John Archibald flunked Language Skills II when he was in high school. Now he has a Pulitzer Prize.
“I still don’t know why I need to know what a gerund is,” Archibald said without a trace of humor in his voice. “In retrospect … [writing] gave me a voice I didn’t think I had. I was confident to say things in print that I wasn’t confident saying out loud. I honestly don’t know what I think until I write it down.”
Before taking part in the formalities of becoming the Boston University College of Communication’s first Writer in Residence earlier this month, Archibald descended the stairs below Insomnia Cookies into The Daily Free Press office, armed with a hot drink from Pavement, and sat down at the center table to reminisce over where it all began for him.
At the University of Alabama, journalism was Archibald’s sixth major. He tried his hand in geology and law before walking into the student newspaper’s office — The Crimson White — where he “fell in love with both the business and the woman who became [his] wife.”
“It was just like the universe collided to bring me there,” Archibald said. “You know how it is if you’re here, under the Insomnia Cookies, in the middle of the night, whenever you’re trying to get this done, you’re gonna do it.
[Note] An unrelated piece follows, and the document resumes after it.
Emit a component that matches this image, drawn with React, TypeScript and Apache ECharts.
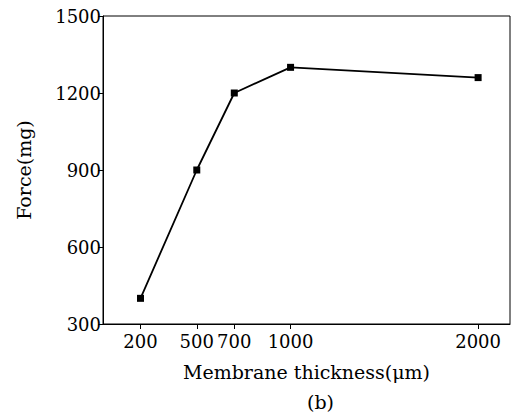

That feeling that you could write things and all of a sudden people heard you sometimes was a real awakening.”
Upwards of 30 years later, Archibald, now a renowned columnist for AL.com and The Birmingham News, began his visit to Boston University as the inaugural Writer in Residence at the COM on April 3. He spoke with students in COM by visiting their classes, and delivered an address on Tuesday to an audience of 120.
Michael Dowding, a master lecturer in COM who is on the team that created the Writer in Residence program, said the program’s aim was to show students that writing can be more than just “a necessary skill.”
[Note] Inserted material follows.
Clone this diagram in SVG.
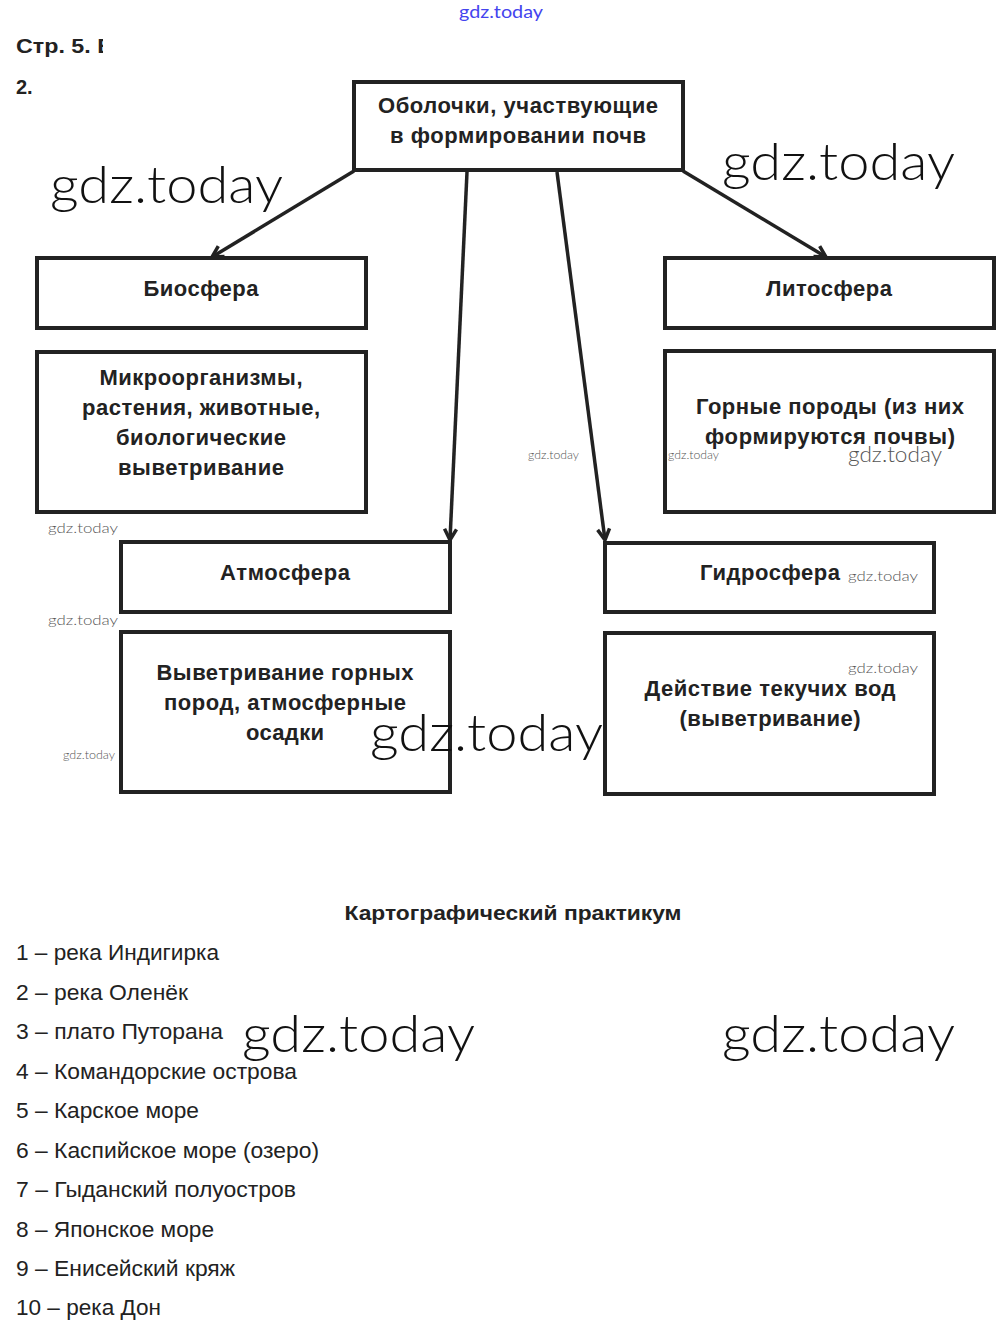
<svg xmlns="http://www.w3.org/2000/svg" width="1000" height="1336" viewBox="0 0 1000 1336">
<style>
.box{fill:#fff;stroke:#222;stroke-width:4}
.bt{font-family:"Liberation Sans",Arial,sans-serif;font-size:22px;font-weight:bold;fill:#222;text-anchor:middle}
.hd{font-family:"Liberation Sans Narrow","Liberation Sans",Arial,sans-serif;font-size:20px;font-weight:bold;fill:#222}
.li{font-family:"Liberation Sans Narrow","Liberation Sans",Arial,sans-serif;font-size:22px;fill:#222}
.wm{font-family:Lato,"DejaVu Sans",sans-serif;font-weight:300;fill:#111}
.ws{font-family:Lato,"DejaVu Sans",sans-serif;font-weight:300;fill:#555}
.con{stroke:#222;stroke-width:3.5;fill:none;marker-end:url(#ah)}
</style>
<defs>
<marker id="ah" markerUnits="userSpaceOnUse" markerWidth="16" markerHeight="16" viewBox="0 0 16 16" refX="14" refY="8" orient="auto">
<path d="M3,2 L14,8 L3,14" fill="none" stroke="#222" stroke-width="3.5"/>
</marker>
<clipPath id="hc"><rect x="0" y="30" width="103" height="30"/></clipPath>
</defs>
<rect width="1000" height="1336" fill="#fff"/>

<text x="459" y="18" font-family="Lato,'DejaVu Sans',sans-serif" font-size="17" fill="#4444ee" textLength="84" lengthAdjust="spacingAndGlyphs">gdz.today</text>

<text class="hd" x="16" y="53" clip-path="url(#hc)" textLength="98" lengthAdjust="spacingAndGlyphs">Стр. 5. В</text>
<text class="hd" x="16" y="94">2.</text>

<g id="connectors">
<line class="con" x1="354" y1="171" x2="212" y2="257"/>
<line class="con" x1="467" y1="172" x2="450" y2="540"/>
<line class="con" x1="557" y1="172" x2="605" y2="540"/>
<line class="con" x1="683" y1="171" x2="826" y2="257"/>
</g>

<g id="root">
<rect class="box" x="354" y="82" width="329" height="88"/>
<text class="bt" x="518" y="113" textLength="280" lengthAdjust="spacing">Оболочки, участвующие</text>
<text class="bt" x="518" y="143" textLength="256" lengthAdjust="spacing">в формировании почв</text>
</g>

<g id="biosphere">
<rect class="box" x="37" y="258" width="329" height="70"/>
<text class="bt" x="201" y="296" textLength="115" lengthAdjust="spacing">Биосфера</text>
</g>

<g id="bio-desc">
<rect class="box" x="37" y="352" width="329" height="160"/>
<text class="bt" x="201" y="385" textLength="203" lengthAdjust="spacing">Микроорганизмы,</text>
<text class="bt" x="201" y="415" textLength="238" lengthAdjust="spacing">растения, животные,</text>
<text class="bt" x="201" y="445" textLength="170" lengthAdjust="spacing">биологические</text>
<text class="bt" x="201" y="475" textLength="166" lengthAdjust="spacing">выветривание</text>
</g>

<g id="lithosphere">
<rect class="box" x="665" y="258" width="329" height="70"/>
<text class="bt" x="829" y="296" textLength="126" lengthAdjust="spacing">Литосфера</text>
</g>

<g id="litho-desc">
<rect class="box" x="665" y="351" width="329" height="161"/>
<text class="bt" x="830" y="414" textLength="268" lengthAdjust="spacing">Горные породы (из них</text>
<text class="bt" x="830" y="444" textLength="250" lengthAdjust="spacing">формируются почвы)</text>
</g>

<g id="atmosphere">
<rect class="box" x="121" y="542" width="329" height="70"/>
<text class="bt" x="285" y="580" textLength="130" lengthAdjust="spacing">Атмосфера</text>
</g>

<g id="atmo-desc">
<rect class="box" x="121" y="632" width="329" height="160"/>
<text class="bt" x="285" y="680" textLength="257" lengthAdjust="spacing">Выветривание горных</text>
<text class="bt" x="285" y="710" textLength="242" lengthAdjust="spacing">пород, атмосферные</text>
<text class="bt" x="285" y="740" textLength="78" lengthAdjust="spacing">осадки</text>
</g>

<g id="hydrosphere">
<rect class="box" x="605" y="543" width="329" height="69"/>
<text class="bt" x="770" y="580" textLength="140" lengthAdjust="spacing">Гидросфера</text>
</g>

<g id="hydro-desc">
<rect class="box" x="605" y="633" width="329" height="161"/>
<text class="bt" x="770" y="696" textLength="251" lengthAdjust="spacing">Действие текучих вод</text>
<text class="bt" x="770" y="726" textLength="181" lengthAdjust="spacing">(выветривание)</text>
</g>

<text class="hd" x="513" y="920" text-anchor="middle" textLength="337" lengthAdjust="spacingAndGlyphs">Картографический практикум</text>

<g id="list">
<text class="li" x="16" y="960" textLength="203" lengthAdjust="spacingAndGlyphs">1 – река Индигирка</text>
<text class="li" x="16" y="1000" textLength="172" lengthAdjust="spacingAndGlyphs">2 – река Оленёк</text>
<text class="li" x="16" y="1039" textLength="207" lengthAdjust="spacingAndGlyphs">3 – плато Путорана</text>
<text class="li" x="16" y="1079" textLength="281" lengthAdjust="spacingAndGlyphs">4 – Командорские острова</text>
<text class="li" x="16" y="1118" textLength="183" lengthAdjust="spacingAndGlyphs">5 – Карское море</text>
<text class="li" x="16" y="1158" textLength="303" lengthAdjust="spacingAndGlyphs">6 – Каспийское море (озеро)</text>
<text class="li" x="16" y="1197" textLength="280" lengthAdjust="spacingAndGlyphs">7 – Гыданский полуостров</text>
<text class="li" x="16" y="1237" textLength="198" lengthAdjust="spacingAndGlyphs">8 – Японское море</text>
<text class="li" x="16" y="1276" textLength="219" lengthAdjust="spacingAndGlyphs">9 – Енисейский кряж</text>
<text class="li" x="16" y="1315" textLength="145" lengthAdjust="spacingAndGlyphs">10 – река Дон</text>
</g>

<g id="watermarks">
<text class="wm" x="50" y="203" font-size="52" textLength="233" lengthAdjust="spacingAndGlyphs">gdz.today</text>
<text class="wm" x="722" y="180" font-size="52" textLength="233" lengthAdjust="spacingAndGlyphs">gdz.today</text>
<text class="wm" x="370" y="751" font-size="52" textLength="233" lengthAdjust="spacingAndGlyphs">gdz.today</text>
<text class="wm" x="242" y="1052" font-size="52" textLength="233" lengthAdjust="spacingAndGlyphs">gdz.today</text>
<text class="wm" x="722" y="1052" font-size="52" textLength="233" lengthAdjust="spacingAndGlyphs">gdz.today</text>
<text class="ws" x="848" y="462" font-size="21" fill="#333" textLength="94" lengthAdjust="spacingAndGlyphs">gdz.today</text>
<text class="ws" x="528" y="459" font-size="11" textLength="51" lengthAdjust="spacingAndGlyphs">gdz.today</text>
<text class="ws" x="668" y="459" font-size="11" textLength="51" lengthAdjust="spacingAndGlyphs">gdz.today</text>
<text class="ws" x="48" y="533" font-size="14" textLength="70" lengthAdjust="spacingAndGlyphs">gdz.today</text>
<text class="ws" x="48" y="625" font-size="14" textLength="70" lengthAdjust="spacingAndGlyphs">gdz.today</text>
<text class="ws" x="63" y="759" font-size="11" textLength="52" lengthAdjust="spacingAndGlyphs">gdz.today</text>
<text class="ws" x="848" y="581" font-size="14" textLength="70" lengthAdjust="spacingAndGlyphs">gdz.today</text>
<text class="ws" x="848" y="673" font-size="14" textLength="70" lengthAdjust="spacingAndGlyphs">gdz.today</text>
</g>
</svg>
“We want students … to see that writing can really be the centerpiece of a thriving and successful profession and career,” Dowding said.
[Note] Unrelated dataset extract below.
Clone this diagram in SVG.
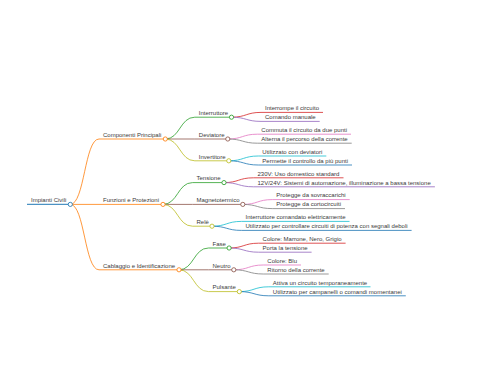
<svg xmlns="http://www.w3.org/2000/svg" width="480" height="384" viewBox="0 0 480 384">
<style>
text{font-family:"Liberation Sans",Arial,sans-serif;font-size:6px;fill:#3a3a3a}
path,line{fill:none;stroke-width:1;stroke-opacity:0.8}
circle{fill:#fff;stroke-width:1;stroke-opacity:0.85}
.c0{stroke:#1f77b4}.c1{stroke:#ff7f0e}.c2{stroke:#2ca02c}.c3{stroke:#d62728}.c4{stroke:#9467bd}
.c5{stroke:#8c564b}.c6{stroke:#e377c2}.c7{stroke:#7f7f7f}.c8{stroke:#bcbd22}.c9{stroke:#17becf}
</style>
<rect width="480" height="384" fill="#fff"/>
<g id="connectors">
<path class="c1" d="M70.3,204.4 C84.6,204.4 84.6,139 99,139"/>
<path class="c1" d="M70.3,204.4 L99,204.4"/>
<path class="c1" d="M70.3,204.4 C84.6,204.4 84.6,269.8 99,269.8"/>
<path class="c2" d="M165.3,139 C180,139 180,117.2 194.8,117.2"/>
<path class="c5" d="M165.3,139 L194.8,139"/>
<path class="c8" d="M165.3,139 C180,139 180,160.8 194.8,160.8"/>
<path class="c2" d="M163,204.4 C177.7,204.4 177.7,182.6 192.5,182.6"/>
<path class="c5" d="M163,204.4 L192.5,204.4"/>
<path class="c8" d="M163,204.4 C177.7,204.4 177.7,226.2 192.5,226.2"/>
<path class="c2" d="M179,269.8 C193.7,269.8 193.7,248 208.5,248"/>
<path class="c5" d="M179,269.8 L208.5,269.8"/>
<path class="c8" d="M179,269.8 C193.7,269.8 193.7,291.6 208.5,291.6"/>
<path class="c3" d="M231.5,117.2 C246.2,117.2 246.2,112.4 261,112.4"/>
<path class="c4" d="M231.5,117.2 C246.2,117.2 246.2,121.4 261,121.4"/>
<path class="c6" d="M227.8,139 C242.5,139 242.5,134.2 257.3,134.2"/>
<path class="c7" d="M227.8,139 C242.5,139 242.5,143.2 257.3,143.2"/>
<path class="c9" d="M228.8,160.8 C243.5,160.8 243.5,156 258.3,156"/>
<path class="c0" d="M228.8,160.8 C243.5,160.8 243.5,165 258.3,165"/>
<path class="c3" d="M224,182.6 C238.7,182.6 238.7,177.8 253.5,177.8"/>
<path class="c4" d="M224,182.6 C238.7,182.6 238.7,186.8 253.5,186.8"/>
<path class="c6" d="M242.8,204.4 C257.5,204.4 257.5,199.6 272.3,199.6"/>
<path class="c7" d="M242.8,204.4 C257.5,204.4 257.5,208.6 272.3,208.6"/>
<path class="c9" d="M212,226.2 C226.7,226.2 226.7,221.4 241.5,221.4"/>
<path class="c0" d="M212,226.2 C226.7,226.2 226.7,230.4 241.5,230.4"/>
<path class="c3" d="M229.1,248 C243.8,248 243.8,243.2 258.6,243.2"/>
<path class="c4" d="M229.1,248 C243.8,248 243.8,252.2 258.6,252.2"/>
<path class="c6" d="M233.8,269.8 C248.5,269.8 248.5,265 263.3,265"/>
<path class="c7" d="M233.8,269.8 C248.5,269.8 248.5,274 263.3,274"/>
<path class="c9" d="M239.3,291.6 C254,291.6 254,286.8 268.8,286.8"/>
<path class="c0" d="M239.3,291.6 C254,291.6 254,295.8 268.8,295.8"/>
</g>
<g id="root"><line class="c0" x1="27" y1="204.4" x2="70.3" y2="204.4" style="stroke-width:1.2"/><circle class="c0" cx="70.3" cy="204.4" r="2.1"/><text x="31" y="202.1">Impianti Civili</text></g>
<g id="componenti"><line class="c1" x1="99" y1="139" x2="165.3" y2="139"/><circle class="c1" cx="165.3" cy="139" r="2.1"/><text x="103" y="136.7">Componenti Principali</text></g>
<g id="funzioni"><line class="c1" x1="99" y1="204.4" x2="163" y2="204.4"/><circle class="c1" cx="163" cy="204.4" r="2.1"/><text x="103" y="202.1">Funzioni e Protezioni</text></g>
<g id="cablaggio"><line class="c1" x1="99" y1="269.8" x2="179" y2="269.8"/><circle class="c1" cx="179" cy="269.8" r="2.1"/><text x="103" y="267.5">Cablaggio e Identificazione</text></g>
<g id="interruttore"><line class="c2" x1="194.8" y1="117.2" x2="231.5" y2="117.2"/><circle class="c2" cx="231.5" cy="117.2" r="2.1"/><text x="198.8" y="114.9">Interruttore</text></g>
<g id="deviatore"><line class="c5" x1="194.8" y1="139" x2="227.8" y2="139"/><circle class="c5" cx="227.8" cy="139" r="2.1"/><text x="198.8" y="136.7">Deviatore</text></g>
<g id="invertitore"><line class="c8" x1="194.8" y1="160.8" x2="228.8" y2="160.8"/><circle class="c8" cx="228.8" cy="160.8" r="2.1"/><text x="198.8" y="158.5">Invertitore</text></g>
<g id="tensione"><line class="c2" x1="192.5" y1="182.6" x2="224" y2="182.6"/><circle class="c2" cx="224" cy="182.6" r="2.1"/><text x="196.5" y="180.3">Tensione</text></g>
<g id="magnetotermico"><line class="c5" x1="192.5" y1="204.4" x2="242.8" y2="204.4"/><circle class="c5" cx="242.8" cy="204.4" r="2.1"/><text x="196.5" y="202.1">Magnetotermico</text></g>
<g id="rele"><line class="c8" x1="192.5" y1="226.2" x2="212" y2="226.2"/><circle class="c8" cx="212" cy="226.2" r="2.1"/><text x="196.5" y="223.9">Relè</text></g>
<g id="fase"><line class="c2" x1="208.5" y1="248" x2="229.1" y2="248"/><circle class="c2" cx="229.1" cy="248" r="2.1"/><text x="212.5" y="245.7">Fase</text></g>
<g id="neutro"><line class="c5" x1="208.5" y1="269.8" x2="233.8" y2="269.8"/><circle class="c5" cx="233.8" cy="269.8" r="2.1"/><text x="212.5" y="267.5">Neutro</text></g>
<g id="pulsante"><line class="c8" x1="208.5" y1="291.6" x2="239.3" y2="291.6"/><circle class="c8" cx="239.3" cy="291.6" r="2.1"/><text x="212.5" y="289.3">Pulsante</text></g>
<g id="leaf-interrompe"><line class="c3" x1="261" y1="112.4" x2="323" y2="112.4"/><text x="265" y="110.1">Interrompe il circuito</text></g>
<g id="leaf-comando"><line class="c4" x1="261" y1="121.4" x2="319.7" y2="121.4"/><text x="265" y="119.1">Comando manuale</text></g>
<g id="leaf-commuta"><line class="c6" x1="257.3" y1="134.2" x2="351" y2="134.2"/><text x="261.3" y="131.9">Commuta il circuito da due punti</text></g>
<g id="leaf-alterna"><line class="c7" x1="257.3" y1="143.2" x2="351.7" y2="143.2"/><text x="261.3" y="140.9">Alterna il percorso della corrente</text></g>
<g id="leaf-utilizzato-dev"><line class="c9" x1="258.3" y1="156" x2="326.3" y2="156"/><text x="262.3" y="153.7">Utilizzato con deviatori</text></g>
<g id="leaf-permette"><line class="c0" x1="258.3" y1="165" x2="352" y2="165"/><text x="262.3" y="162.7">Permette il controllo da più punti</text></g>
<g id="leaf-230v"><line class="c3" x1="253.5" y1="177.8" x2="343.5" y2="177.8"/><text x="257.5" y="175.5">230V: Uso domestico standard</text></g>
<g id="leaf-12v"><line class="c4" x1="253.5" y1="186.8" x2="434.9" y2="186.8"/><text x="257.5" y="184.5">12V/24V: Sistemi di automazione, illuminazione a bassa tensione</text></g>
<g id="leaf-sovraccarichi"><line class="c6" x1="272.3" y1="199.6" x2="349.7" y2="199.6"/><text x="276.3" y="197.3">Protegge da sovraccarichi</text></g>
<g id="leaf-cortocircuiti"><line class="c7" x1="272.3" y1="208.6" x2="345" y2="208.6"/><text x="276.3" y="206.3">Protegge da cortocircuiti</text></g>
<g id="leaf-interruttore-comandato"><line class="c9" x1="241.5" y1="221.4" x2="349.5" y2="221.4"/><text x="245.5" y="219.1">Interruttore comandato elettricamente</text></g>
<g id="leaf-utilizzato-potenza"><line class="c0" x1="241.5" y1="230.4" x2="411.6" y2="230.4"/><text x="245.5" y="228.1">Utilizzato per controllare circuiti di potenza con segnali deboli</text></g>
<g id="leaf-colore-fase"><line class="c3" x1="258.6" y1="243.2" x2="345.6" y2="243.2"/><text x="262.6" y="240.9">Colore: Marrone, Nero, Grigio</text></g>
<g id="leaf-porta"><line class="c4" x1="258.6" y1="252.2" x2="311.6" y2="252.2"/><text x="262.6" y="249.9">Porta la tensione</text></g>
<g id="leaf-colore-blu"><line class="c6" x1="263.3" y1="265" x2="301" y2="265"/><text x="267.3" y="262.7">Colore: Blu</text></g>
<g id="leaf-ritorno"><line class="c7" x1="263.3" y1="274" x2="328.7" y2="274"/><text x="267.3" y="271.7">Ritorno della corrente</text></g>
<g id="leaf-attiva"><line class="c9" x1="268.8" y1="286.8" x2="370.5" y2="286.8"/><text x="272.8" y="284.5">Attiva un circuito temporaneamente</text></g>
<g id="leaf-campanelli"><line class="c0" x1="268.8" y1="295.8" x2="405.8" y2="295.8"/><text x="272.8" y="293.5">Utilizzato per campanelli o comandi momentanei</text></g>
</svg>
And Archibald’s perhaps encapsulates a “thriving and successful” career. The man has stories — stories from the digitization of his newspaper in 2012 when he had to decide whether to keep at it or not; stories of when he felt the “spark” that told him he had to write about a photograph of a little girl in Nashville crying with her head against the window of a school bus out of fear of a shooting she had witnessed; stories of watching a botched execution of a disabled man — and the man’s father repeating “they’re torturing him” beside Archibald.
Archibald spoke of these memories with levelheadedness — like they were a layman’s Tuesday in July, stuck in highway traffic on the way home to eat burgers for dinner. Where he got passionate, though, was in talking about voice. He deems it “the one thing in all the world that is unique.”
“When you’re in school, they tell you to find your voice,” Archibald said. “I had no idea what that meant. Where is it? You know? At some point I started just writing like my brain thinks, like that voice inside my head that says I should have stopped telling that story, but I kept going anyway.”
He feels guilty, he said, because for all the flaws in the journalism industry, it’s been good to him. It’s given him a platform for that voice inside his head to be heard — something he feels all writers want. Winning the Pulitzer Prize for Commentary in 2018 heightened that platform. He attributes his book deal and his 2020 Nieman Fellowship to it, yet he also confessed that winning was “bad for him”; it made him care more about what people thought about him.
“If you’re writing opinion columns … you can’t be concerned about whether people like you or not, because if you do, then you inevitably write things to please the people you want to please,” Archibald said. “And that’s poison.”
While he was scared winning the prize would make him someone he wasn’t, at his core he recognizes the voice on the page from his college newsroom days. Last year, he reread his final column for The Crimson White, and despite all the years of opinion writing that followed, all the accolades and all the stories he would tell throughout his career, he said “it sounded just like me.”
“It’s so weird, because I’m so much like I was then, and yet I’m so different, or perceived as so different,” Archibald said. “Hopefully it’s because of a long time developing relationships with readers. Maybe it’s because of arbitrary prizes.”
His colleague Ashley Remkus, who was part of the team that won the Pulitzer Prize for national reporting in 2021, said Archibald isn’t “just saying that” when he says he cares more about the impact of his writing than those prizes. The best writing, she said, doesn’t have to be the “fanciest,” it has to resonate with people the most.
To her, Archibald’s work does just that.
“It could be about a terrible subject in the news, or some horrible thing … but the language that he’ll use … sounds like language that’d be used around the dinner table growing up, or language that I might use in the bar talking to a buddy from school,” Remkus said.
But that sort of praise doesn’t keep Archibald from feeling massive imposter syndrome — an angel and devil on his shoulder simultaneously telling him he’s “the greatest” and, at the same time, “full of crap.” He’s still trying to figure out how to call himself a writer, seeing himself as more of a workman than an artist.
“It seems a little pretentious, but at the same time, there is a difference between writers and people who aren’t,” Archibald said. “It’s metaphysical when the words come out the way you want … It’s a great feeling. I guess if you love that, maybe that makes you a writer. But I don’t know. I’m thinking this through right now, I haven’t written it down.”